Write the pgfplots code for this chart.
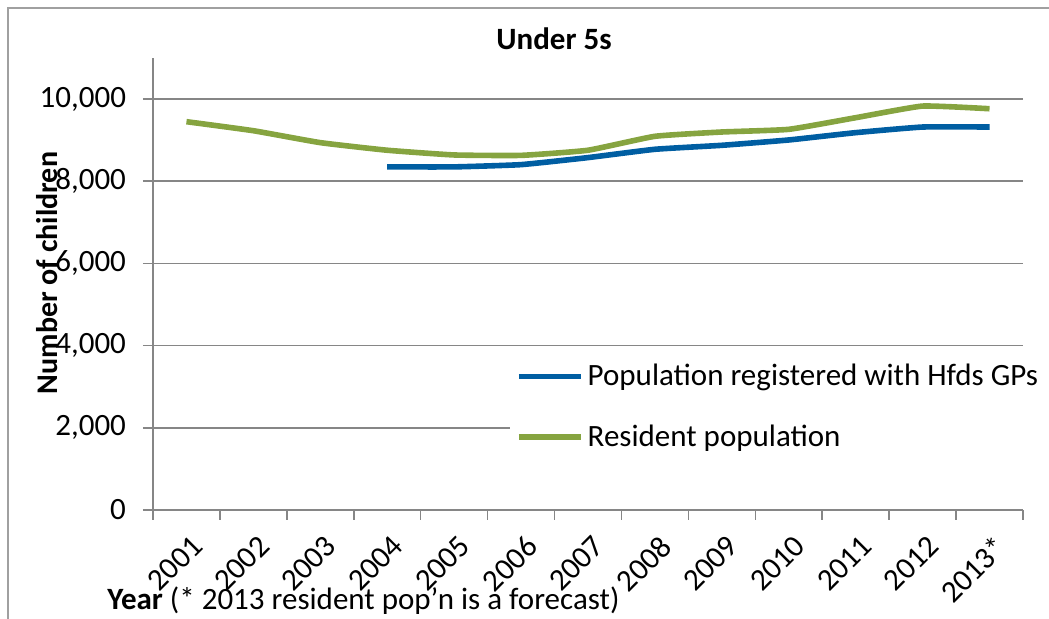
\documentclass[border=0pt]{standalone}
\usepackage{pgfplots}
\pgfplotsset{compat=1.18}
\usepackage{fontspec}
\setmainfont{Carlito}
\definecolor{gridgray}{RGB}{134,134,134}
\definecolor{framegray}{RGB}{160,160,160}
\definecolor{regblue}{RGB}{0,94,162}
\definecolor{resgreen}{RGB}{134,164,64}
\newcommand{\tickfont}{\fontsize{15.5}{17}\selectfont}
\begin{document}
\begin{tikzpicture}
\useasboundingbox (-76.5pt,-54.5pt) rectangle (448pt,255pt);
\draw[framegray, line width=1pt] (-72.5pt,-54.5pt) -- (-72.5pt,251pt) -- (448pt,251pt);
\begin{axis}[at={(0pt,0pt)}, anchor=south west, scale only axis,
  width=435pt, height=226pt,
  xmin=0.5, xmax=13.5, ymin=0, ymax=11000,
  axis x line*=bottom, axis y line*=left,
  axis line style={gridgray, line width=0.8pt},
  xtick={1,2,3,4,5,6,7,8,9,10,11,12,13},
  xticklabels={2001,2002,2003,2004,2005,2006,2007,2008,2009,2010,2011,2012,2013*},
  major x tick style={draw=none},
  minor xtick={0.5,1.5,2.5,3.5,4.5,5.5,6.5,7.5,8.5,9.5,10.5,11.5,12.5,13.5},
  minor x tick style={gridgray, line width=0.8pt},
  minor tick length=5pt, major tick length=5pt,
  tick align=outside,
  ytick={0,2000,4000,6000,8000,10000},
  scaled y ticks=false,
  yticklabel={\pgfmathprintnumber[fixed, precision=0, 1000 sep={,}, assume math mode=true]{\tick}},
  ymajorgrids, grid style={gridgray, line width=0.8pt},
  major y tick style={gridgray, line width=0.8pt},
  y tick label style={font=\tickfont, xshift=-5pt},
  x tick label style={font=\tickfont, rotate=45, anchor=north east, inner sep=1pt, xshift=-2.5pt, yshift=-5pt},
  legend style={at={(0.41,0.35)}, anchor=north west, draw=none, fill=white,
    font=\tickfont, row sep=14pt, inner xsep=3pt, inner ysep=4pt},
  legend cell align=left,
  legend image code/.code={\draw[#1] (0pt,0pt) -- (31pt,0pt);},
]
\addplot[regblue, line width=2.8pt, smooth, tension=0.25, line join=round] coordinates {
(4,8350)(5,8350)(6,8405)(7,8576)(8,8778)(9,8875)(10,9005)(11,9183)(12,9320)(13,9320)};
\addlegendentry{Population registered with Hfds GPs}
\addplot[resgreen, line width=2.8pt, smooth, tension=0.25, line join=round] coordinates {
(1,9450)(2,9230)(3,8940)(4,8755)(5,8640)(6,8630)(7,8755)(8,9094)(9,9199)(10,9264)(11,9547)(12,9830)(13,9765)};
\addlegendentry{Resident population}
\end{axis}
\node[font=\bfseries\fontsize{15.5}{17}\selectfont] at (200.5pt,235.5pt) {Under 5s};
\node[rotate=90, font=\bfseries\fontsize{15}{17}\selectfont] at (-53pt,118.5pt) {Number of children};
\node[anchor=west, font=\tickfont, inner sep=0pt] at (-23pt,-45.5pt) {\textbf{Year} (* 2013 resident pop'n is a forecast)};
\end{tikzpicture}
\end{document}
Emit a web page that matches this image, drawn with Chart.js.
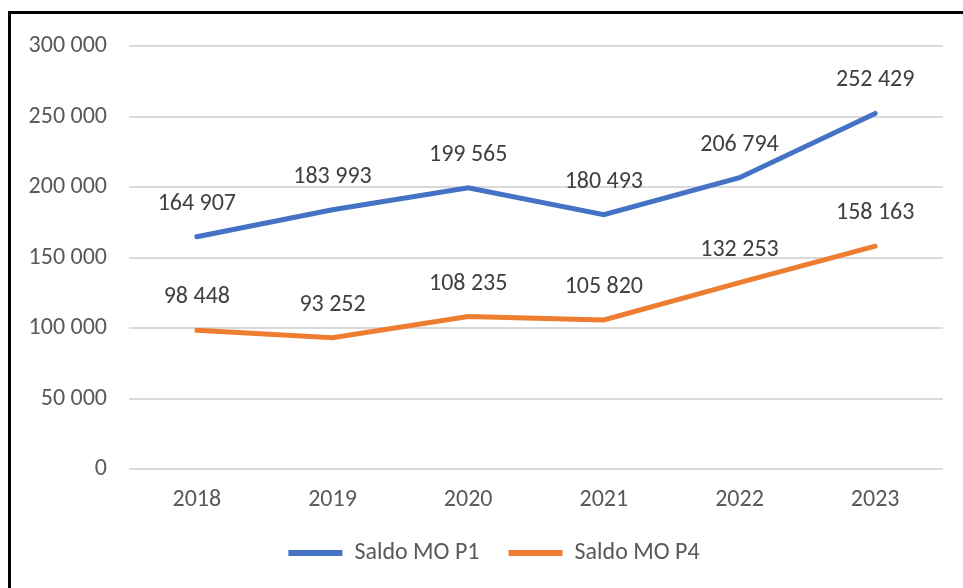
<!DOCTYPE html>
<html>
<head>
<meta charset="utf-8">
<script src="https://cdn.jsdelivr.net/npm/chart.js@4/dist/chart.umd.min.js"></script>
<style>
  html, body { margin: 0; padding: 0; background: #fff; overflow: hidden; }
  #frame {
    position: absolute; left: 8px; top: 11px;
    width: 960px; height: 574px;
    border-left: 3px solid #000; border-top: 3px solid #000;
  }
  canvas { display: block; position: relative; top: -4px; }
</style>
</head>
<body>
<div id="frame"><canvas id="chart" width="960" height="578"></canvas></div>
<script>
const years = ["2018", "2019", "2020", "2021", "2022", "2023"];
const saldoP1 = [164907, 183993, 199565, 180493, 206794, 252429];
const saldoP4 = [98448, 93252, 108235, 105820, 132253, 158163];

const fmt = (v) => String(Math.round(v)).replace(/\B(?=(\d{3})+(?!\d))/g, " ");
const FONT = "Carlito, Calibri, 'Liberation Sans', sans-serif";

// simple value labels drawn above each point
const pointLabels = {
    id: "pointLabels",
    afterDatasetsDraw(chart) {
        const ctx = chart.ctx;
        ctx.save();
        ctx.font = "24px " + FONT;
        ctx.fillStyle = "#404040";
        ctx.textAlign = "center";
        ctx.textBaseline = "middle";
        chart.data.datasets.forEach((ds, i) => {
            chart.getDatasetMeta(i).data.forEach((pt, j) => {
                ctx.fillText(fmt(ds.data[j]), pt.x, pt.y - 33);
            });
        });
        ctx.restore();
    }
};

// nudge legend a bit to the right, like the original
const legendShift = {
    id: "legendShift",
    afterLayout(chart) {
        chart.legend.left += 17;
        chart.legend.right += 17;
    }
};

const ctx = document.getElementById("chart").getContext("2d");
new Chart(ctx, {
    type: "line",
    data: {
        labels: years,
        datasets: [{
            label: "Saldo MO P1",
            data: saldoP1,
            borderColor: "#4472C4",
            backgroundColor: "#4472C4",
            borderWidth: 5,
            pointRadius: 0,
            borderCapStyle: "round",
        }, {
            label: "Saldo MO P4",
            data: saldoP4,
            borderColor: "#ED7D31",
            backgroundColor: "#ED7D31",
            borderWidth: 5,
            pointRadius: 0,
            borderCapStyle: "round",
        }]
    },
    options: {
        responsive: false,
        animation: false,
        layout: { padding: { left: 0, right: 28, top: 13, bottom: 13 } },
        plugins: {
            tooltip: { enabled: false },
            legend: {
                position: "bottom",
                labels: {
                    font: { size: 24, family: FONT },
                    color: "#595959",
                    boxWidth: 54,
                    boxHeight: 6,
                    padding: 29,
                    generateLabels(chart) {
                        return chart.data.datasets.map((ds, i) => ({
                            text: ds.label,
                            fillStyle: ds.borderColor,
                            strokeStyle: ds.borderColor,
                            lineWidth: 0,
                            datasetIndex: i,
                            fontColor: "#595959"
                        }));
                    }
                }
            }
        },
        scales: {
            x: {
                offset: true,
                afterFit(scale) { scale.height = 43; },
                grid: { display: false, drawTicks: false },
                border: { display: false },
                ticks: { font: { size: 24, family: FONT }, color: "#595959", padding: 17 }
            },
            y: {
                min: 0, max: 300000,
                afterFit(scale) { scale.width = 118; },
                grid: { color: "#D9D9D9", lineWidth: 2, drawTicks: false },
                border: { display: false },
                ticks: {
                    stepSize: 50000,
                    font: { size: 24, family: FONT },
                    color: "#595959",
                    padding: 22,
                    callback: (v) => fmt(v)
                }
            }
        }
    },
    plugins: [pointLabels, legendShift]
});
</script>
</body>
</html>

**Problem**
Copy all lines of the material above where the string "this" occurs.

**The reply**
Write the pgfplots code for this chart.
Emit a web page that matches this image, drawn with Chart.js.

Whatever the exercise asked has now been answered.